The document fails to introduce important concepts like continuity of authentication and channel binding near the beginning. If leap of faith authentication is important enough to be included, then it too needs to be described early in the document. The document never provides a clear, concise definition of channel binding, and the definition of LoF is mostly by example. The failure to define these terms early in the document leads to ambiguity and confusion in the problem statement sections.

Several of the examples provided in the applicability section do not seem congruent with security efforts in the relevant areas.

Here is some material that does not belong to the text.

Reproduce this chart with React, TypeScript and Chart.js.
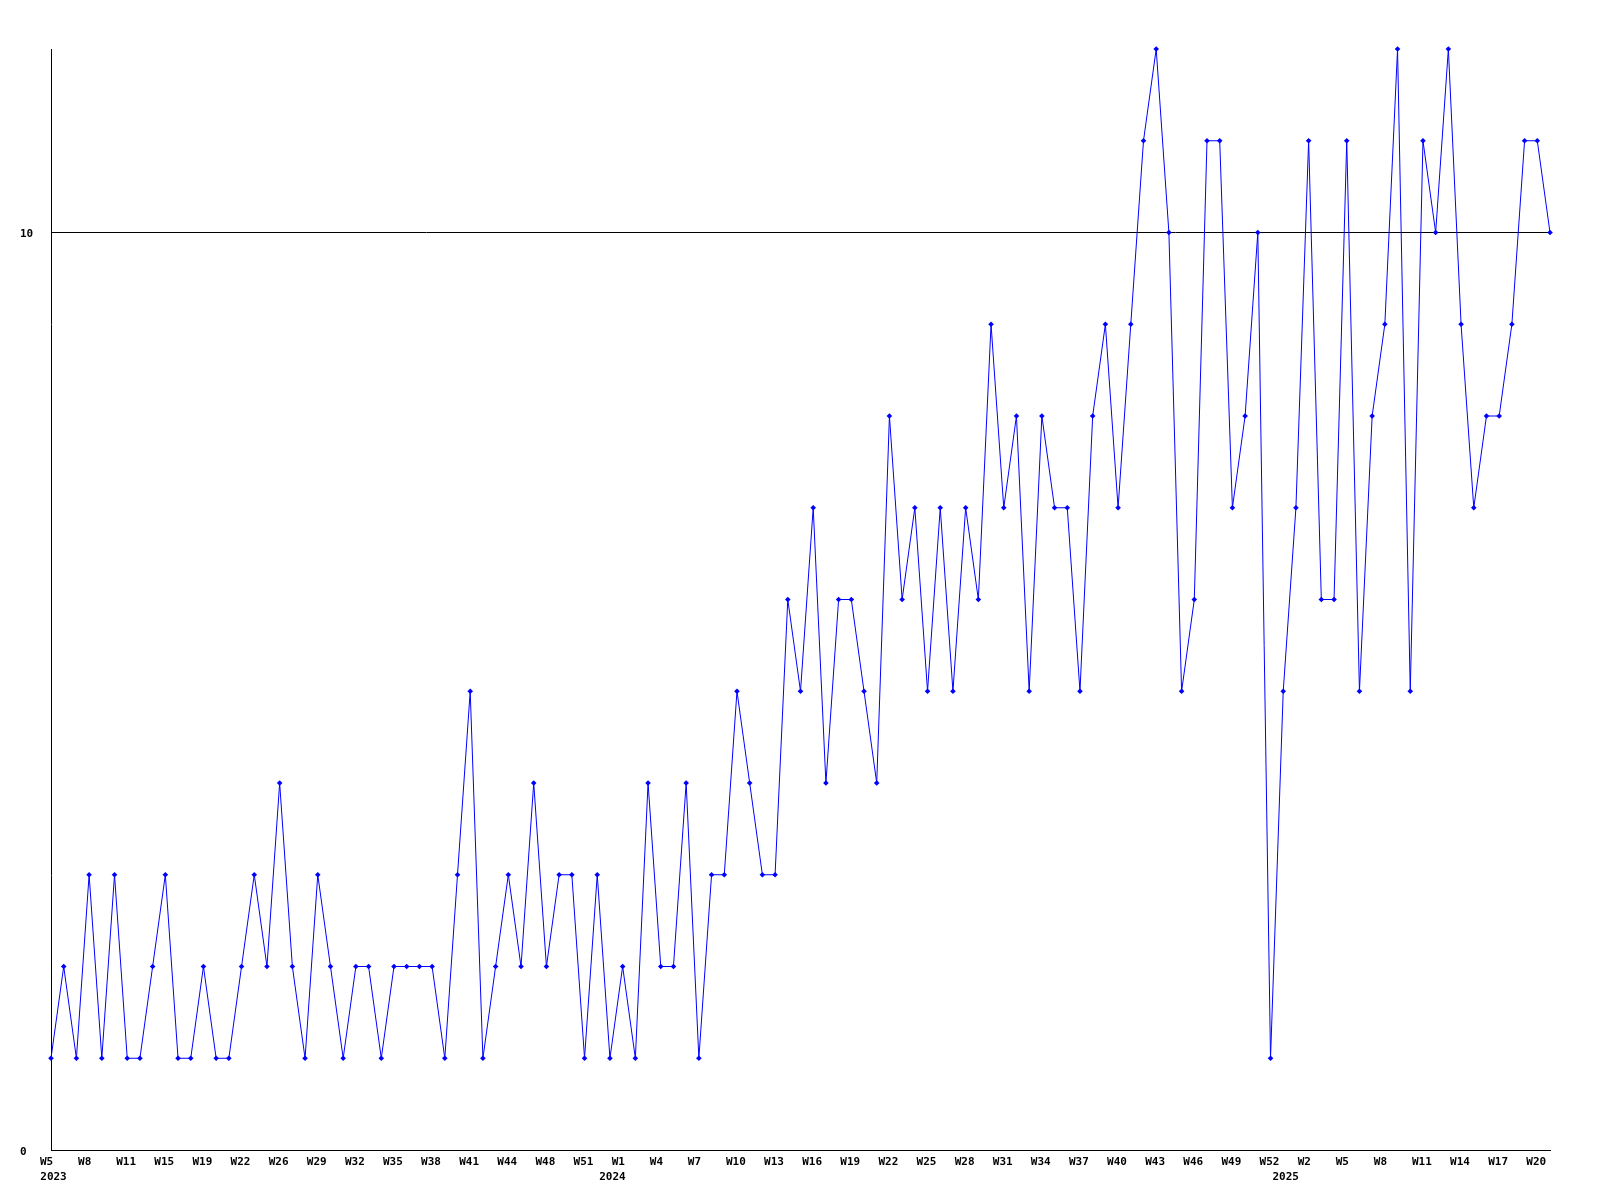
import { useEffect, useRef } from "react";
import { Chart, registerables } from "chart.js";

Chart.register(...registerables);

// Week numbers of the weeks that have data, per year
const weeks2023 = [5, 6, 7, 8, 9, 10, 11, 12, 14, 15, 16, 18, 19, 20, 21, 22, 23, 25, 26, 27, 28, 29, 30, 31, 32, 33, 34, 35, 36, 37, 38, 39, 40, 41, 42, 43, 44, 45, 47, 48, 49, 50, 51, 52];
const weeks2024 = [0, 1, 2, 3, 4, 5, 6, 7, 8, 9, 10, 11, 12, 13, 14, 15, 16, 17, 18, 19, 20, 21, 22, 23, 24, 25, 26, 27, 28, 29, 30, 31, 32, 33, 34, 35, 36, 37, 38, 39, 40, 41, 42, 43, 44, 45, 46, 47, 48, 49, 50, 51, 52];
const weeks2025 = [0, 1, 2, 3, 4, 5, 6, 7, 8, 9, 10, 11, 12, 13, 14, 15, 16, 17, 18, 19, 20, 21];

const years = ["2023", "2024", "2025"];

// Weekly counts
const counts = [
  1, 2, 1, 3, 1, 3, 1, 1, 2, 3, 1, 1, 2, 1, 1, 2, 3, 2, 4, 2, 1, 3, 2, 1, 2, 2, 1, 2, 2, 2, 2, 1, 3, 5, 1, 2, 3, 2, 4,
  2, 3, 3, 1, 3, 1, 2, 1, 4, 2, 2, 4, 1, 3, 3, 5, 4, 3, 3, 6, 5, 7, 4, 6, 6, 5, 4, 8, 6, 7, 5, 7, 5, 7, 6, 9, 7, 8, 5,
  8, 7, 7, 5, 8, 9, 7, 9, 11, 12, 10, 5, 6, 11, 11, 7, 8, 10, 1, 5, 7, 11, 6, 6, 11, 5, 8, 9, 12, 5, 11, 10, 12, 9, 7, 8, 8, 9, 11, 11, 10,
];

const yTicks = [0, 10];
const yMin = 0;
const yMax = 12;
const weekTickEvery = 3;

const categories: string[] = [
  ...weeks2023.map((w) => `${years[0]}-W${w}`),
  ...weeks2024.map((w) => `${years[1]}-W${w}`),
  ...weeks2025.map((w) => `${years[2]}-W${w}`),
];

const weekOf = (i: number) => "W" + categories[i].split("-W")[1];
const yearOf = (i: number) => categories[i].split("-W")[0];
const yearTickAt = (i: number) => (i === 0 || yearOf(i) !== yearOf(i - 1) ? yearOf(i) : null);

export default function App() {
  const ref = useRef<HTMLCanvasElement>(null);

  useEffect(() => {
    const canvas = ref.current;
    if (!canvas) return;
    const font = { family: "'DejaVu Sans Mono', monospace", size: 11, weight: "bold" as const };
    const chart = new Chart(canvas, {
      type: "line",
      data: {
        labels: categories,
        datasets: [
          {
            data: counts,
            borderColor: "#0000ff",
            backgroundColor: "#0000ff",
            borderWidth: 1,
            pointStyle: "rectRot",
            pointRadius: 2.8,
            pointBorderWidth: 0,
            pointBackgroundColor: "#0000ff",
            tension: 0,
            fill: false,
            clip: false as any,
          },
        ],
      },
      options: {
        responsive: false,
        animation: false,
        layout: { padding: { left: 12, right: 42, top: 41, bottom: 2 } },
        plugins: { legend: { display: false }, tooltip: { enabled: false } },
        scales: {
          x: {
            type: "category",
            position: "bottom",
            weight: 0,
            offset: false,
            grid: { display: false, drawTicks: false },
            border: { display: true, color: "#000000", width: 1 },
            ticks: {
              autoSkip: false,
              maxRotation: 0,
              minRotation: 0,
              align: "start",
              labelOffset: -11,
              padding: 6,
              color: "#000000",
              font,
              callback: (_v: any, i: number) => (i % weekTickEvery === 0 ? weekOf(i) : null),
            },
            afterFit: (s: any) => {
              s.height = 18;
            },
          },
          x2: {
            type: "category",
            position: "bottom",
            weight: 1,
            offset: false,
            grid: { display: false, drawTicks: false },
            border: { display: false },
            ticks: {
              autoSkip: false,
              maxRotation: 0,
              minRotation: 0,
              labelOffset: 2.5,
              padding: 3,
              color: "#000000",
              font,
              callback: (_v: any, i: number) => yearTickAt(i),
            },
            afterFit: (s: any) => {
              s.height = 22;
            },
          },
          y: {
            type: "linear",
            position: "left",
            min: yMin,
            max: yMax,
            grid: { color: "#000000", lineWidth: 1, drawTicks: false },
            border: { display: true, color: "#000000", width: 1 },
            ticks: { crossAlign: "far", padding: 0, labelOffset: 2, color: "#000000", font },
            afterBuildTicks: (s: any) => {
              s.ticks = yTicks.map((v) => ({ value: v }));
            },
            afterFit: (s: any) => {
              s.width = 31;
            },
          },
        },
      } as any,
    });
    return () => chart.destroy();
  }, []);

  return <canvas ref={ref} width={1584} height={1184} style={{ display: "block" }} />;
}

I mentioned the BGP connection example above, which is even less relevant today, given the ongoing TCPM work on TCP-AO. There is also an assertion that BTNS-IPsec is a good way to protect VoIP media, yet the RTP folks never believed that and the RAI area has recently reaffirmed its commitment to use of SRTP for this purpose, with DTLS for key management. Another questionable example is the suggestion to use both BTNS-IPsec and TLS to protect client/server connections against TCP RST attacks. This is theoretically a valid use of BTNS-IPsec, but there is no indication that web server operators believe this is a "necessary" capability, as the I-D argues.

The security considerations section is too long, mostly because much of the material should be earlier, e.g., the CB discussion. One might also move the rekeying attack example (which I expanded to be more accurate) to the CB document, and just reference the notion here.

I am unable to attach a copy of the I-D, with MS Word charge tracking for detailed comments and edits, because it is too big for these lists. A copy of that file was sent to tge cognizant Security AD, WG chairs, and authors.